When this information can be seen earlier, managers do not need to rely only on meetings, phone calls or daily reports to follow production progress.
For scheduling, transparency helps make order arrangements clearer and reduces unnecessary waiting.
For machine management, transparency helps factories monitor machine status and identify issues earlier.
For cost management, transparency makes fabric usage, downtime and output easier to track.
For quality management, transparency makes defect data, inspection results and follow-up actions easier to review.
For cross-border factories, the most important value is that headquarters can see problems earlier, before they become serious.
Smart Manufacturing Does Not Have to Begin with a Full System
When factories talk about smart manufacturing, they often think of ERP, MES, IoT or AI. For garment factories, digitalization does not always need to begin with a complete system. A more practical approach is to start with the process where visibility is most needed. The cutting room is often a good place to begin. Fabric inspection, spreading and cutting directly affect sewing. If the front-end data is unclear, later problems are harder to trace.
AI fabric inspection can help record defect type and location.
IoT spreading equipment can provide machine status, output and fabric usage data.
Automatic cutting equipment can work with marker data to make cut-part production more traceable.
Needle detection, weight checking and barcode reading before shipment can help complete final quality and shipping records.
As data from different processes is gradually organized, factories can move from single-machine management toward cross-process management.
Start with Key Processes and Build Production Transparency Step by Step
Production transparency does not mean turning a garment factory into a fully automated production line at once. It also does not mean adding a dashboard simply for the sake of showing more numbers. For garment factories, a more practical approach is to identify the processes that most need real-time visibility, then gradually make their data easier to see and manage.
OSHIMA has been developing smart manufacturing-related equipment to make key production information more visible. The goal is not to ask factories to adopt a complete platform immediately, but to help important processes become easier to monitor. For example, the SPro smart fabric spreading machine includes a built-in IoT system and computerized dashboard that provide machine status, output and fabric usage information, helping managers better understand spreading operations.

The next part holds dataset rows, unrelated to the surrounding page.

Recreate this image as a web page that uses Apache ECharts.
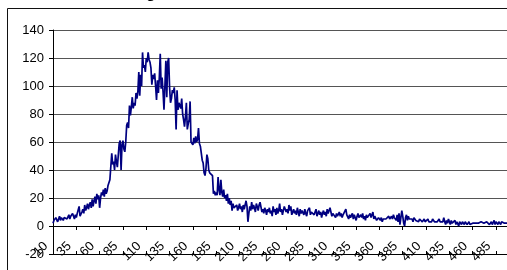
<!DOCTYPE html>
<html>
<head>
<meta charset="utf-8">
<title>Line Graph</title>
<style>
  html, body { margin: 0; padding: 0; background: #fff; }
  #container { width: 507px; height: 270px; }
</style>
</head>
<body>
<div id="container"></div>
<script src="https://cdn.jsdelivr.net/npm/echarts@6/dist/echarts.min.js"></script>
<script>
// first category label and step between shown labels
var firstCategory = 10;
var labelStep = 25;

// y axis ticks
var yTicks = [-20, 0, 20, 40, 60, 80, 100, 120, 140];

// values, one per category, starting at 10
var counts = [
  2, 4, 3, 6, 5, 3, 5, 7, 4, 6,
  5, 4, 6, 5, 7, 5, 6, 8, 5, 7,
  6, 9, 7, 5, 8, 6, 9, 8, 14, 7,
  6, 10, 12, 9, 15, 11, 13, 16, 12, 15,
  17, 13, 19, 14, 18, 21, 16, 23, 19, 22,
  13, 20, 24, 22, 26, 21, 27, 23, 25, 29,
  30, 33, 34, 52, 44, 46, 40, 51, 46, 42,
  41, 59, 61, 40, 58, 61, 55, 53, 60, 72,
  74, 70, 86, 79, 85, 92, 84, 88, 86, 95,
  91, 96, 110, 93, 108, 100, 124, 113, 115, 110,
  120, 117, 124, 119, 117, 113, 101, 108, 105, 109,
  100, 90, 104, 95, 106, 123, 98, 106, 96, 83,
  100, 118, 92, 117, 120, 99, 88, 91, 97, 95,
  99, 90, 69, 97, 83, 88, 86, 84, 91, 80,
  76, 71, 78, 88, 69, 73, 76, 89, 60, 61,
  58, 63, 59, 64, 60, 62, 70, 59, 57, 56,
  47, 45, 38, 36, 41, 51, 48, 40, 38, 37,
  39, 36, 23, 25, 22, 24, 22, 35, 26, 22,
  33, 24, 21, 26, 20, 22, 18, 23, 16, 20,
  15, 18, 11, 16, 13, 14, 12, 15, 11, 13,
  16, 12, 14, 10, 15, 12, 13, 18, 14, 3,
  9, 14, 11, 17, 12, 15, 13, 10, 16, 14,
  11, 15, 17, 18, 10, 12, 9, 13, 11, 8,
  12, 10, 13, 9, 11, 7, 14, 10, 12, 8,
  13, 9, 11, 16, 10, 12, 8, 11, 14, 15,
  10, 12, 9, 15, 11, 14, 8, 10, 12, 9,
  11, 8, 13, 10, 7, 12, 9, 11, 10, 8,
  12, 9, 7, 11, 10, 13, 8, 10, 9, 11,
  8, 10, 12, 7, 9, 11, 8, 10, 6, 9,
  11, 8, 10, 7, 12, 9, 8, 13, 10, 7,
  9, 8, 10, 6, 9, 7, 8, 10, 7, 9,
  6, 8, 7, 9, 12, 8, 7, 5, 8, 6,
  7, 9, 5, 8, 6, 4, 7, 9, 6, 5,
  8, 6, 9, 5, 7, 4, 8, 6, 5, 7,
  9, 6, 8, 10, 5, 7, 6, 4, 5, 6,
  5, 4, 6, 3, 5, 4, 6, 5, 4, 6,
  7, 5, 6, 7, 5, 8, 6, 7, 4, 8,
  3, 9, 1, 6, 11, 7, 2, 0, 6, 8,
  4, 7, 5, 6, 4, 5, 3, 6, 5, 4,
  5, 4, 3, 5, 4, 6, 3, 4, 5, 3,
  4, 2, 5, 3, 4, 2, 3, 5, 4, 3,
  2, 4, 3, 2, 5, 3, 4, 2, 3, 6,
  3, 1, 4, 2, 5, 3, 1, 4, 2, 3,
  2, 4, 1, 3, 2, 0, 3, 2, 1, 3,
  2, 1, 3, 2, 1, 2, 3, 1, 2, 2,
  2, 2, 2, 2, 2, 2, 2, 2, 2, 3,
  2, 2, 2, 2, 1, 3, 2, 4, 1, 2,
  3, 1, 2, 4, 1, 3, 2, 1, 3, 2,
  1, 3, 2, 4, 2, 1, 3, 2, 2, 3, 2
];

var categories = [];
for (var i = 0; i < counts.length; i++) {
    categories.push(String(firstCategory + i));
}

var dom = document.getElementById('container');
var myChart = echarts.init(dom, null, {renderer: 'canvas'});

var font = 'Liberation Sans, Arial, sans-serif';

var option = {
    animation: false,
    backgroundColor: '#fff',
    grid: {left: 53, top: 30, right: -3, bottom: 16, containLabel: false, outerBoundsMode: 'none'},
    xAxis: [{
        type: 'category',
        data: categories,
        boundaryGap: false,
        axisLine: {onZero: true, lineStyle: {color: '#000', width: 1}},
        axisTick: {show: true, interval: labelStep - 1, length: 4, lineStyle: {color: '#000'}},
        axisLabel: {
            interval: labelStep - 1,
            rotate: 45,
            margin: -17,
            padding: [0, 10, 0, 0],
            color: '#000',
            fontFamily: font,
            fontSize: 13
        },
        splitLine: {show: false}
    }, {
        // second copy of the axis only to draw the inner half of the ticks
        type: 'category',
        data: categories,
        position: 'bottom',
        boundaryGap: false,
        axisLine: {onZero: true, lineStyle: {color: '#000', width: 1}},
        axisTick: {show: true, inside: true, interval: labelStep - 1, length: 3, lineStyle: {color: '#000'}},
        axisLabel: {show: false},
        splitLine: {show: false}
    }],
    yAxis: {
        type: 'value',
        min: yTicks[0],
        max: yTicks[yTicks.length - 1],
        interval: yTicks[1] - yTicks[0],
        axisLine: {show: true, lineStyle: {color: '#000', width: 1}},
        axisTick: {show: true, length: 4, lineStyle: {color: '#000'}},
        axisLabel: {margin: 9, color: '#000', fontFamily: font, fontSize: 13},
        splitLine: {show: true, lineStyle: {color: '#555', width: 1}}
    },
    graphic: [{
        type: 'rect',
        shape: {x: 7.5, y: 8.5, width: 700, height: 400},
        style: {fill: 'none', stroke: '#111', lineWidth: 1},
        silent: true,
        z: -1
    }, {
        type: 'text',
        left: 106,
        top: -14,
        style: {text: 'Histogram', fill: '#000', font: 'bold 16px Liberation Sans, Arial, sans-serif'},
        silent: true
    }],
    series: [{
        type: 'line',
        xAxisIndex: 0,
        data: counts,
        showSymbol: false,
        symbol: 'none',
        lineStyle: {color: '#000080', width: 1.7},
        itemStyle: {color: '#000080'}
    }]
};

myChart.setOption(option);
</script>
</body>
</html>
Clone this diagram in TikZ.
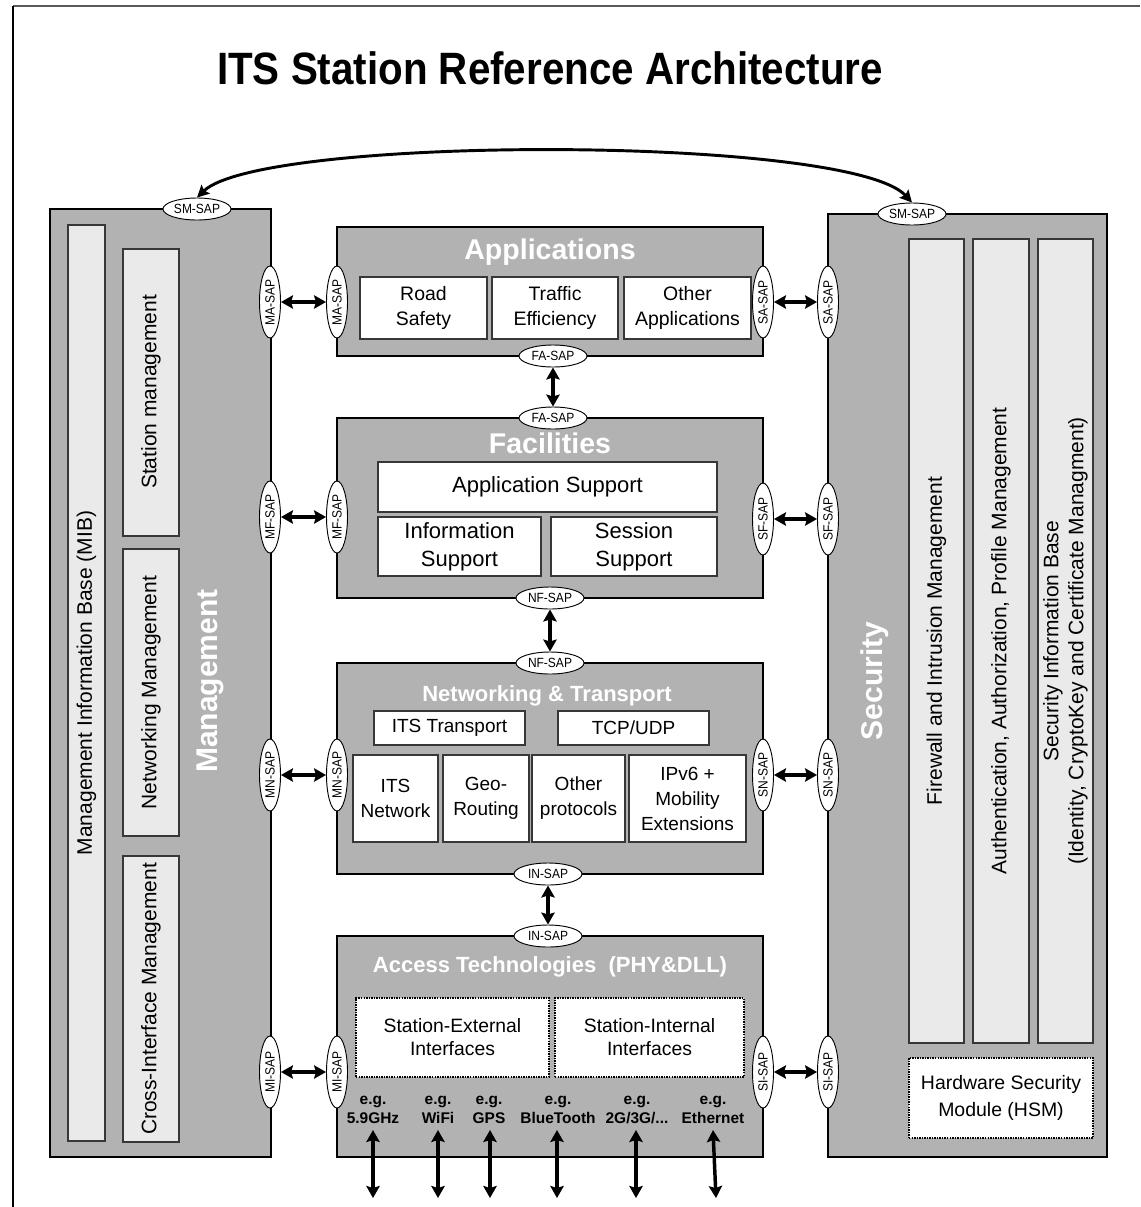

When combined with AI fabric inspection data, factories can further understand fabric defect positions before cutting instead of relying only on paper records. If cutting, needle detection, weight checking or barcode data are gradually connected in later stages, factories can build a clearer foundation for front-end production and shipment management. This type of transparent workflow is especially useful for cross-border factories. When overseas factory data, machine status and abnormal conditions can be recorded and reviewed more quickly, headquarters can better understand each site’s situation without relying only on manual reports or after-the-fact summaries.
Garment production involves many processes, machines and workers. Cross-border management adds even more communication gaps and information delays. The value of transparency is not to give managers more numbers. It is to help them see problems earlier: which process stopped, which line slowed down, where fabric usage looks abnormal and which order may be delayed.
For garment factories managing multiple countries, expanding production or preparing for smart manufacturing, the first step does not have to be a complete system replacement. It can begin by identifying the process where real-time visibility matters most. Starting with fabric inspection, spreading, cutting or final quality control is often more practical than trying to build a complete platform all at once.